過去。
20年前。
さくらは、春と北海道に逃げた。
そして、春の1回目の誕生日。
借金取りの男たちが、玄関を強く叩いた。
さくらは、春が泣かないように強く、強く口を押えた。
そして、無事、乗り越えた。
はずだった。
春は、玄関を叩く音よりも大きく大きく泣いた。
ぼろかったアパートの玄関はこじ開けられ、春は連れていかれた。
『少女、誘拐事件』
追いかけた、ずっとずっと。春を乗せた車が見えなくなっても追いかけた。
ずっと泣き声が聞こえている気がした。
さくらにとって、春は全てだった。
これから、春との幸せな生活が待っているはずだった。
やっと、ふたりでの第一歩を歩んだはずだったのに。
「春、春、春がいればなんでもいいの。お願い、返して。春ちゃん、どこなの。」
さくらは、春を呼び続けた。
そして、北海道をさまよった。
春がさらわれて、半年が経っただろうか。
歩き続け、ろくに食事もしていなかったのだろう。ぼろぼろの靴
を履き、やせ細った状態でさくらは倒れていた。
救助されたとき、さくらの意識はなかった。
『北海道の山道で女性、意識不明の重体で発見』
さくらの顔がニュースに映り、そのニュースをみた綾美がすぐさま
東京の病院で引き取った。
すぐに治療を受け、意識を取り戻すことができた。
しかし、そこに本来のさくらはいなかった。
春を失い、一人で彷徨い続けたさくらは、認知症を発症させていた。
綾美の存在をなんとか思い出すことはできたが、やはりすべてを把握することはできなかった。
そして、あるニュースが流れた。
『誘拐された子供ら、やせこけた状態で保護。人身売買か。』
誘拐され、監禁されていた子供が保護された。
変わり果てた姿で亡くなっていた子供。
気を失い、瀕死状態の子供。
泣き続ける赤ん坊。
保護された子供は、すぐに病院に運ばれ、無事生き延びた子供は、その後エンジェルハウスに入れられた。

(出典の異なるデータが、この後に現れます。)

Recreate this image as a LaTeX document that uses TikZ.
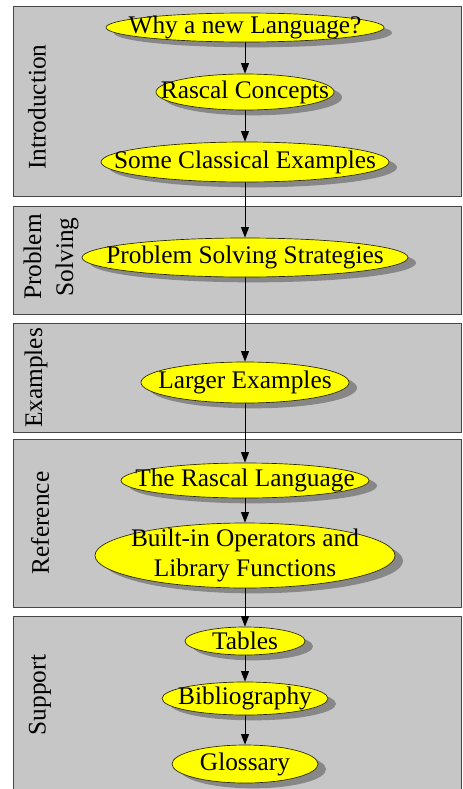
\documentclass[tikz,border=0pt]{standalone}
\usepackage{fontspec}
\setmainfont{Liberation Serif}
\usetikzlibrary{shapes.geometric,shadows,arrows.meta}

\begin{document}
\begin{tikzpicture}[x=0.75pt,y=0.75pt,yscale=-1,xscale=1,
    part/.style={draw={rgb, 255:red, 70; green, 70; blue, 70}, fill={rgb, 255:red, 198; green, 198; blue, 198}, line width=0.75},
    partname/.style={rotate=90, inner sep=0.75pt, align=center, font=\fontsize{19}{24}\selectfont},
    topic/.style={ellipse, draw={rgb, 255:red, 40; green, 40; blue, 0}, fill={rgb, 255:red, 255; green, 255; blue, 0}, inner sep=0pt, line width=0.5,
      drop shadow={shadow xshift=6pt, shadow yshift=-4pt, fill={rgb, 255:red, 135; green, 135; blue, 135}, opacity=1},
      label={[inner sep=0pt, align=center, font=\fontsize{19}{22.5}\selectfont]center:#1}},
    flow/.style={-{Triangle[length=8pt,width=6pt]}, line width=0.75}]
        \useasboundingbox (0,0) rectangle (462,789);

        %Shapes: the five parts
        \draw [part] (13,6) rectangle (461,196) ;
        \draw [part] (13,206) rectangle (461,314) ;
        \draw [part] (13,323) rectangle (461,432) ;
        \draw [part] (13,439) rectangle (461,607) ;
        \draw [part] (13,616) rectangle (461,795) ;

        % Part names
        \node [partname] (nintro) at (37,107) {Introduction};
        \node [partname] (nsolve) at (51,257) {Problem\\Solving};
        \node [partname] (nexamples) at (36,378) {Examples};
        \node [partname] (nreference) at (40,523) {Reference};
        \node [partname] (nsupport) at (40,695) {Support};

        % Topics
        \node [topic={Why a new Language?}, minimum width=208.5pt, minimum height=21.75pt] (why) at (245,27.5) {};
        \node [topic={Rascal Concepts}, minimum width=133.5pt, minimum height=27pt] (concepts) at (245,92) {};
        \node [topic={Some Classical Examples}, minimum width=216pt, minimum height=30pt] (classic) at (245,162) {};
        \node [topic={Problem Solving Strategies}, minimum width=244.5pt, minimum height=29.25pt] (solving) at (245,257.5) {};
        \node [topic={Larger Examples}, minimum width=156pt, minimum height=30.75pt] (larger) at (245,382.5) {};
        \node [topic={The Rascal Language}, minimum width=186pt, minimum height=26.25pt] (language) at (245,480.5) {};
        \node [topic={Built-in Operators and\\Library Functions}, minimum width=225pt, minimum height=48.75pt] (builtin) at (245,555.5) {};
        \node [topic={Tables}, minimum width=90pt, minimum height=21pt] (tables) at (245,641) {};
        \node [topic={Bibliography}, minimum width=124.5pt, minimum height=24.75pt] (biblio) at (245,698.5) {};
        \node [topic={Glossary}, minimum width=109.5pt, minimum height=28.5pt] (glossary) at (245,764) {};

        % Arrows
        \foreach \a/\b in {why/concepts, concepts/classic, classic/solving, solving/larger, larger/language, language/builtin, builtin/tables, tables/biblio, biblio/glossary}
            \draw [flow] (\a) -- (\b) ;

    \end{tikzpicture}
\end{document}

エンジェルハウスには、親を失った子供、捨てられた子供が1つの家族として育てられる施設だった。
運が良ければ、養子に引き取ってくれる子供もいたが、ずっとそこにいる子供もいた。
「もしかしたら、」
綾美は、春がそこにいるかもしれないと思ったが、当時春はまだ1歳。
怖くて、エンジェルハウスに行くことはできなかった。